### Short problem:
Skip the pictures and quote all of the lines exactly.
────────────────────
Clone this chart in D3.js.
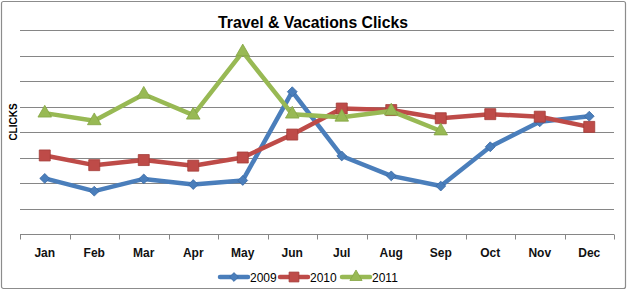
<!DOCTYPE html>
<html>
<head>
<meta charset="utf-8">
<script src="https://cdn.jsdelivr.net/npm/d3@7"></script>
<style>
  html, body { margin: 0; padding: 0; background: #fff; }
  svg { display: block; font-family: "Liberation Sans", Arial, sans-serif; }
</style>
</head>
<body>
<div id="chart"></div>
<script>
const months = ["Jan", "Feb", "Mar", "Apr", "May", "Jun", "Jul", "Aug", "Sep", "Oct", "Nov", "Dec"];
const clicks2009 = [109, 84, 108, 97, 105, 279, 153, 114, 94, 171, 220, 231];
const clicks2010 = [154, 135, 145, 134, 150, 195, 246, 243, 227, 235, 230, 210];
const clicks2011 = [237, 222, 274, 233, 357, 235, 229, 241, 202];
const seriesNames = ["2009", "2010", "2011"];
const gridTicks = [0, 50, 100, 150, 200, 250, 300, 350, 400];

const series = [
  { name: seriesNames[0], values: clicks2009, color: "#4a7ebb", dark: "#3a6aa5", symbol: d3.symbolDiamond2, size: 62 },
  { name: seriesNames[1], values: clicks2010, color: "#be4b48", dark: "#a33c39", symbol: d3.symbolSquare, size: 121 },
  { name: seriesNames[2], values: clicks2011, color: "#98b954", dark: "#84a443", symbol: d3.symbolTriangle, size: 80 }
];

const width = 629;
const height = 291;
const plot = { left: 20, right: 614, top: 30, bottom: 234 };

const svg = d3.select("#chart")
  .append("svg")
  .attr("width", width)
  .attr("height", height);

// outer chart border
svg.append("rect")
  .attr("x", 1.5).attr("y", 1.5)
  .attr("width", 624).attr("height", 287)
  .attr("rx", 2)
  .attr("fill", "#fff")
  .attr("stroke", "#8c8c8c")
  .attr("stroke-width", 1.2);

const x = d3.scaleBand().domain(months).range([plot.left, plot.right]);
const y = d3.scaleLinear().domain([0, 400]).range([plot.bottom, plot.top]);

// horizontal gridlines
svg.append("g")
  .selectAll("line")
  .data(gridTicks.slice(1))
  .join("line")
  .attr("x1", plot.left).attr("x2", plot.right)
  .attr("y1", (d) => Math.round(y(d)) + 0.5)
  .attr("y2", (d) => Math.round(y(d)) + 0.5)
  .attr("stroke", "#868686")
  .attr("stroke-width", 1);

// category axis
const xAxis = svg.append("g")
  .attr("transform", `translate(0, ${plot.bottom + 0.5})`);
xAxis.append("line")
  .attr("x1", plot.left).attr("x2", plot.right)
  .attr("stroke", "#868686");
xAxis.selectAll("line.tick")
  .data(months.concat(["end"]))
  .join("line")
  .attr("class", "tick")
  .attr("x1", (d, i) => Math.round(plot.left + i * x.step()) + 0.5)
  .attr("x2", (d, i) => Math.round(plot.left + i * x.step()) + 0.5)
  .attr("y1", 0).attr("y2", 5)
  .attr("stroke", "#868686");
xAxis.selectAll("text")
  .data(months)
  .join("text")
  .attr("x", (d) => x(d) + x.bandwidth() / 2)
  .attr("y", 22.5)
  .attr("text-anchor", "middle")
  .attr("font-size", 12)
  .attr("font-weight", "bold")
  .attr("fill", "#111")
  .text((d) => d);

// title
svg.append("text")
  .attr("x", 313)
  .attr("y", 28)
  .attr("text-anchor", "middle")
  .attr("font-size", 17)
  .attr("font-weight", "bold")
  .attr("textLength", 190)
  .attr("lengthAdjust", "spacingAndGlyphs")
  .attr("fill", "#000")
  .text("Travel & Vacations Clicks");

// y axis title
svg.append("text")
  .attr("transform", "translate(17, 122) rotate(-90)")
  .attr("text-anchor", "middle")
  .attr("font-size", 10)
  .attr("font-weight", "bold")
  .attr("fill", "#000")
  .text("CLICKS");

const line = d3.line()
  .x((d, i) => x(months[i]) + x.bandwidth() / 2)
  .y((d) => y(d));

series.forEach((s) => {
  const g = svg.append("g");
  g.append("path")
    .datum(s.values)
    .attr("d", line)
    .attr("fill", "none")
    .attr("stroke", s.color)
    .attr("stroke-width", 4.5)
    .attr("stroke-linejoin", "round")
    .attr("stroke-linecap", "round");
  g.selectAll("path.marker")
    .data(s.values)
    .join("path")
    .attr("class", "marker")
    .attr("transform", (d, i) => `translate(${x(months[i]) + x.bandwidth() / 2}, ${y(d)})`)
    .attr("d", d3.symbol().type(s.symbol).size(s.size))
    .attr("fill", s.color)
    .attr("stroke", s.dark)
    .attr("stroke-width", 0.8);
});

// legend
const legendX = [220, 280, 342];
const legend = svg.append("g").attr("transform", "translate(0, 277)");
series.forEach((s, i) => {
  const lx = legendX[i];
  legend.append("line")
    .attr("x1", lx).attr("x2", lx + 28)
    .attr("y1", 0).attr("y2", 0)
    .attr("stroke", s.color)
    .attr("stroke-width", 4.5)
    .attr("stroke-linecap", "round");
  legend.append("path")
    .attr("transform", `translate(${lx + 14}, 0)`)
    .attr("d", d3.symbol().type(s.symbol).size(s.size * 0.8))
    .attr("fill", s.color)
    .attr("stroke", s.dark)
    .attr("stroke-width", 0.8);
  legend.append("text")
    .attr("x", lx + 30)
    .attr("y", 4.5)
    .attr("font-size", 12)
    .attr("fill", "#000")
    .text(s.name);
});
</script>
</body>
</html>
────────────────────
### Result:
Clone this chart in D3.js.
<!DOCTYPE html>
<html>
<head>
<meta charset="utf-8">
<script src="https://cdn.jsdelivr.net/npm/d3@7"></script>
<style>
  html, body { margin: 0; padding: 0; background: #fff; }
  svg { display: block; font-family: "Liberation Sans", Arial, sans-serif; }
</style>
</head>
<body>
<div id="chart"></div>
<script>
const months = ["Jan", "Feb", "Mar", "Apr", "May", "Jun", "Jul", "Aug", "Sep", "Oct", "Nov", "Dec"];
const clicks2009 = [109, 84, 108, 97, 105, 279, 153, 114, 94, 171, 220, 231];
const clicks2010 = [154, 135, 145, 134, 150, 195, 246, 243, 227, 235, 230, 210];
const clicks2011 = [237, 222, 274, 233, 357, 235, 229, 241, 202];
const seriesNames = ["2009", "2010", "2011"];
const gridTicks = [0, 50, 100, 150, 200, 250, 300, 350, 400];

const series = [
  { name: seriesNames[0], values: clicks2009, color: "#4a7ebb", dark: "#3a6aa5", symbol: d3.symbolDiamond2, size: 62 },
  { name: seriesNames[1], values: clicks2010, color: "#be4b48", dark: "#a33c39", symbol: d3.symbolSquare, size: 121 },
  { name: seriesNames[2], values: clicks2011, color: "#98b954", dark: "#84a443", symbol: d3.symbolTriangle, size: 80 }
];

const width = 629;
const height = 291;
const plot = { left: 20, right: 614, top: 30, bottom: 234 };

const svg = d3.select("#chart")
  .append("svg")
  .attr("width", width)
  .attr("height", height);

// outer chart border
svg.append("rect")
  .attr("x", 1.5).attr("y", 1.5)
  .attr("width", 624).attr("height", 287)
  .attr("rx", 2)
  .attr("fill", "#fff")
  .attr("stroke", "#8c8c8c")
  .attr("stroke-width", 1.2);

const x = d3.scaleBand().domain(months).range([plot.left, plot.right]);
const y = d3.scaleLinear().domain([0, 400]).range([plot.bottom, plot.top]);

// horizontal gridlines
svg.append("g")
  .selectAll("line")
  .data(gridTicks.slice(1))
  .join("line")
  .attr("x1", plot.left).attr("x2", plot.right)
  .attr("y1", (d) => Math.round(y(d)) + 0.5)
  .attr("y2", (d) => Math.round(y(d)) + 0.5)
  .attr("stroke", "#868686")
  .attr("stroke-width", 1);

// category axis
const xAxis = svg.append("g")
  .attr("transform", `translate(0, ${plot.bottom + 0.5})`);
xAxis.append("line")
  .attr("x1", plot.left).attr("x2", plot.right)
  .attr("stroke", "#868686");
xAxis.selectAll("line.tick")
  .data(months.concat(["end"]))
  .join("line")
  .attr("class", "tick")
  .attr("x1", (d, i) => Math.round(plot.left + i * x.step()) + 0.5)
  .attr("x2", (d, i) => Math.round(plot.left + i * x.step()) + 0.5)
  .attr("y1", 0).attr("y2", 5)
  .attr("stroke", "#868686");
xAxis.selectAll("text")
  .data(months)
  .join("text")
  .attr("x", (d) => x(d) + x.bandwidth() / 2)
  .attr("y", 22.5)
  .attr("text-anchor", "middle")
  .attr("font-size", 12)
  .attr("font-weight", "bold")
  .attr("fill", "#111")
  .text((d) => d);

// title
svg.append("text")
  .attr("x", 313)
  .attr("y", 28)
  .attr("text-anchor", "middle")
  .attr("font-size", 17)
  .attr("font-weight", "bold")
  .attr("textLength", 190)
  .attr("lengthAdjust", "spacingAndGlyphs")
  .attr("fill", "#000")
  .text("Travel & Vacations Clicks");

// y axis title
svg.append("text")
  .attr("transform", "translate(17, 122) rotate(-90)")
  .attr("text-anchor", "middle")
  .attr("font-size", 10)
  .attr("font-weight", "bold")
  .attr("fill", "#000")
  .text("CLICKS");

const line = d3.line()
  .x((d, i) => x(months[i]) + x.bandwidth() / 2)
  .y((d) => y(d));

series.forEach((s) => {
  const g = svg.append("g");
  g.append("path")
    .datum(s.values)
    .attr("d", line)
    .attr("fill", "none")
    .attr("stroke", s.color)
    .attr("stroke-width", 4.5)
    .attr("stroke-linejoin", "round")
    .attr("stroke-linecap", "round");
  g.selectAll("path.marker")
    .data(s.values)
    .join("path")
    .attr("class", "marker")
    .attr("transform", (d, i) => `translate(${x(months[i]) + x.bandwidth() / 2}, ${y(d)})`)
    .attr("d", d3.symbol().type(s.symbol).size(s.size))
    .attr("fill", s.color)
    .attr("stroke", s.dark)
    .attr("stroke-width", 0.8);
});

// legend
const legendX = [220, 280, 342];
const legend = svg.append("g").attr("transform", "translate(0, 277)");
series.forEach((s, i) => {
  const lx = legendX[i];
  legend.append("line")
    .attr("x1", lx).attr("x2", lx + 28)
    .attr("y1", 0).attr("y2", 0)
    .attr("stroke", s.color)
    .attr("stroke-width", 4.5)
    .attr("stroke-linecap", "round");
  legend.append("path")
    .attr("transform", `translate(${lx + 14}, 0)`)
    .attr("d", d3.symbol().type(s.symbol).size(s.size * 0.8))
    .attr("fill", s.color)
    .attr("stroke", s.dark)
    .attr("stroke-width", 0.8);
  legend.append("text")
    .attr("x", lx + 30)
    .attr("y", 4.5)
    .attr("font-size", 12)
    .attr("fill", "#000")
    .text(s.name);
});
</script>
</body>
</html>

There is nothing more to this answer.